News

27. Oct 2011

Nordecon completes work on closure of Rääma landfill

Nordecon has completed work on the closure of the 28-hectare Rääma landfill in Pärnu at a total cost of 3.45 million euros. In addition to isolating the waste disposed of at the site and covering the landfill area, a gas collection system was constructed along with a heating and power station.

Nordecon has completed work on the closure of the 28-hectare Rääma landfill in Pärnu at a total cost of 3.45 million euros. In addition to isolating the waste disposed of at the site and covering the landfill area, a gas collection system was constructed along with a heating and power station.

"It's great to be able to present clients with sites where everything's been done just the way it should be and where everyone's happy with the results," said Erkki Suurorg, a member of the management board of Nordecon AS. "It's great, too, that we've been able to do so much for the people of Pärnu over the last couple of years - renovating the Papiniidu bridge on the Pärnu bypass and now closing the landfill, which is a key environmental site for the city. The aim we had was clear - managing air, soil and water pollution on the site - and we've given the whole thing a new lease on life."

Suurorg says that one of the tasks the company faced in closing the landfill was to install a waterproof barrier around the body of waste deposited at the site so as to avoid polluted surface water from getting into the water table and the Pärnu River. "The run-off from the landfill is being collected and directed through pipelines back into the landfill itself or into the city's sewers for treatment at the Pärnu Vesi plant," he explained.

The body of waste also had to be covered so that rain water would not generate more pollution. To this end an impermeable bentonite mat was used, above which a drainage layer and an additional layer of soil were laid. "And what we've got as a result is a fantastic landscaped area which in time will be able to be used for all sorts of things, not just recreational purposes," Suurorg said.

Since the methane being emitted by the landfill is harmful to the environment, Nordecon constructed a gas collection system and heating and power station on the site. All of the electricity produced using the gas will be transferred to the Eesti Energia network, while the heat energy will be used by the administrators of the site, OÜ Paikre, in the waste sorting station heating system.

"The vertical gas collection system we set up at the landfill is common elsewhere in Europe, but unique in Estonia," Suurorg explained. "It's already clearly proven its efficiency, and the gas that's being collected is showing perfect results compared to the theoretical numbers we'd come up with. We couldn't have asked for better! And the power and heating station is fully automated: operating it and monitoring it is done over the Internet, which is another first for the country."

The last waste was deposited at the Rääma landfill site in June 2006. Two years later, in late 2008, the management board of the Environmental Investment Centre signed off on a funding decision to allocate almost 130 million kroons from the European Union's Cohesion Fund for preparatory and actual work to close the site.
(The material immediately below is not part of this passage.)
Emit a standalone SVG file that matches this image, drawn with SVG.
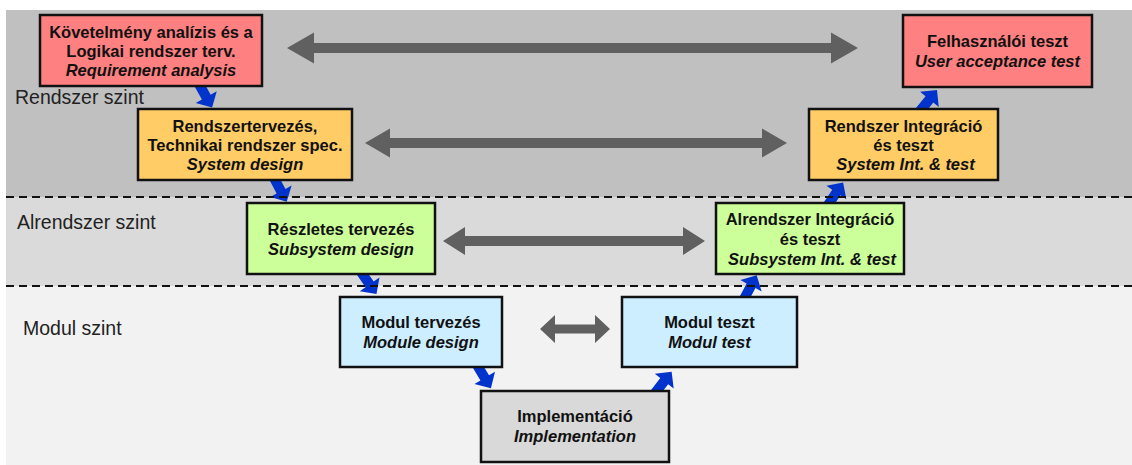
<svg xmlns="http://www.w3.org/2000/svg" xmlns:xlink="http://www.w3.org/1999/xlink" width="1132" height="465" viewBox="0 0 1132 465">
<style>
.box{stroke:#111;stroke-width:2.5}
.t{font-family:"Liberation Sans",Arial,sans-serif;font-size:16.5px;font-weight:bold;fill:#111;text-anchor:middle}
.i{font-style:italic}
.lvl{font-family:"Liberation Sans",Arial,sans-serif;font-size:19.5px;fill:#222}
.dash{stroke:#111;stroke-width:2;stroke-dasharray:8 5;fill:none}
.ga{fill:#606060}
.ba{fill:#0033cc}
</style>
<defs>
<path id="barrow" d="M0,-5 H15 V-12 L27,0 L15,12 V5 H0 Z"/>
</defs>
<rect width="1132" height="465" fill="#ffffff"/>
<g id="background">
<rect x="6" y="10" width="1126" height="187" fill="#c0c0c0"/>
<rect x="6" y="197" width="1126" height="89" fill="#dadada"/>
<rect x="6" y="286" width="1126" height="179" fill="#f2f2f2"/>
<text class="lvl" x="15" y="104">Rendszer szint</text>
<text class="lvl" x="17" y="229">Alrendszer szint</text>
<text class="lvl" x="23" y="335">Modul szint</text>
</g>
<g id="connectors">
<polygon class="ga" points="287,48 314,32.5 314,43 831,43 831,32.5 858,48 831,63.5 831,53 314,53 314,63.5"/>
<polygon class="ga" points="365,143 390,128.5 390,138 762,138 762,128.5 787,143 762,157.5 762,148 390,148 390,157.5"/>
<polygon class="ga" points="443,241 465,227 465,236 683,236 683,227 705,241 683,255 683,246 465,246 465,255"/>
<polygon class="ga" points="540,329 555,315 555,324.5 595,324.5 595,315 610,329 595,343 595,333.5 555,333.5 555,343"/>
<use class="ba" xlink:href="#barrow" href="#barrow" transform="translate(199,84) rotate(61)"/>
<use class="ba" xlink:href="#barrow" href="#barrow" transform="translate(274,178) rotate(62)"/>
<use class="ba" xlink:href="#barrow" href="#barrow" transform="translate(361,272) rotate(55)"/>
<use class="ba" xlink:href="#barrow" href="#barrow" transform="translate(477,365) rotate(59)"/>
<use class="ba" xlink:href="#barrow" href="#barrow" transform="translate(655,393) rotate(-52)"/>
<use class="ba" xlink:href="#barrow" href="#barrow" transform="translate(744,299) rotate(-62)"/>
<use class="ba" xlink:href="#barrow" href="#barrow" transform="translate(828,205) rotate(-56)"/>
<use class="ba" xlink:href="#barrow" href="#barrow" transform="translate(920,111) rotate(-51)"/>
</g>
<g id="level-lines">
<line class="dash" x1="6" y1="197" x2="1132" y2="197"/>
<line class="dash" x1="6" y1="286" x2="1132" y2="286"/>
</g>
<g id="node-requirement">
<rect class="box" x="40" y="15" width="222" height="71" fill="#ff8080"/>
<text class="t" x="151" y="38">Követelmény analízis és a</text>
<text class="t" x="151" y="57">Logikai rendszer terv.</text>
<text class="t i" x="151" y="76">Requirement analysis</text>
</g>
<g id="node-system-design">
<rect class="box" x="138" y="109" width="214" height="71" fill="#ffcc66"/>
<text class="t" x="245" y="132">Rendszertervezés,</text>
<text class="t" x="245" y="151">Technikai rendszer spec.</text>
<text class="t i" x="245" y="170">System design</text>
</g>
<g id="node-subsystem-design">
<rect class="box" x="247" y="203" width="188" height="71" fill="#ccff99"/>
<text class="t" x="341" y="235">Részletes tervezés</text>
<text class="t i" x="341" y="255">Subsystem design</text>
</g>
<g id="node-module-design">
<rect class="box" x="340" y="297" width="162" height="70" fill="#cceeff"/>
<text class="t" x="421" y="328">Modul tervezés</text>
<text class="t i" x="421" y="348">Module design</text>
</g>
<g id="node-implementation">
<rect class="box" x="481" y="391" width="188" height="71" fill="#d9d9d9"/>
<text class="t" x="575" y="422">Implementáció</text>
<text class="t i" x="575" y="442">Implementation</text>
</g>
<g id="node-module-test">
<rect class="box" x="622" y="297" width="175" height="70" fill="#cceeff"/>
<text class="t" x="709.5" y="328">Modul teszt</text>
<text class="t i" x="709.5" y="348">Modul test</text>
</g>
<g id="node-subsystem-int">
<rect class="box" x="716" y="203" width="188" height="71" fill="#ccff99"/>
<text class="t" x="810" y="225">Alrendszer Integráció</text>
<text class="t" x="810" y="245">és teszt</text>
<text class="t i" x="812" y="265">Subsystem Int. &amp; test</text>
</g>
<g id="node-system-int">
<rect class="box" x="809" y="109" width="189" height="71" fill="#ffcc66"/>
<text class="t" x="903.5" y="132">Rendszer Integráció</text>
<text class="t" x="903.5" y="151">és teszt</text>
<text class="t i" x="905.5" y="170">System Int. &amp; test</text>
</g>
<g id="node-acceptance">
<rect class="box" x="903" y="15" width="189" height="72" fill="#ff8080"/>
<text class="t" x="997.5" y="47">Felhasználói teszt</text>
<text class="t i" x="997.5" y="67">User acceptance test</text>
</g>
</svg>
In accordance with the Waste Act, waste disposal on all landfill sites not complying with requirements must end in 2011 and the sites must be regenerated by 16 July 2013.

A number of the biggest and most dangerous landfill areas in Estonia have been rendered safe to the environment under the aegis of Nordecon, including the radioactive waste storage facility in Sillamäe and the ash fields in Narva. Last year the company constructed a new deposit area for the Torma landfill, and this year completed work on the closure of the Adiste landfill at the request of Põlva City Government.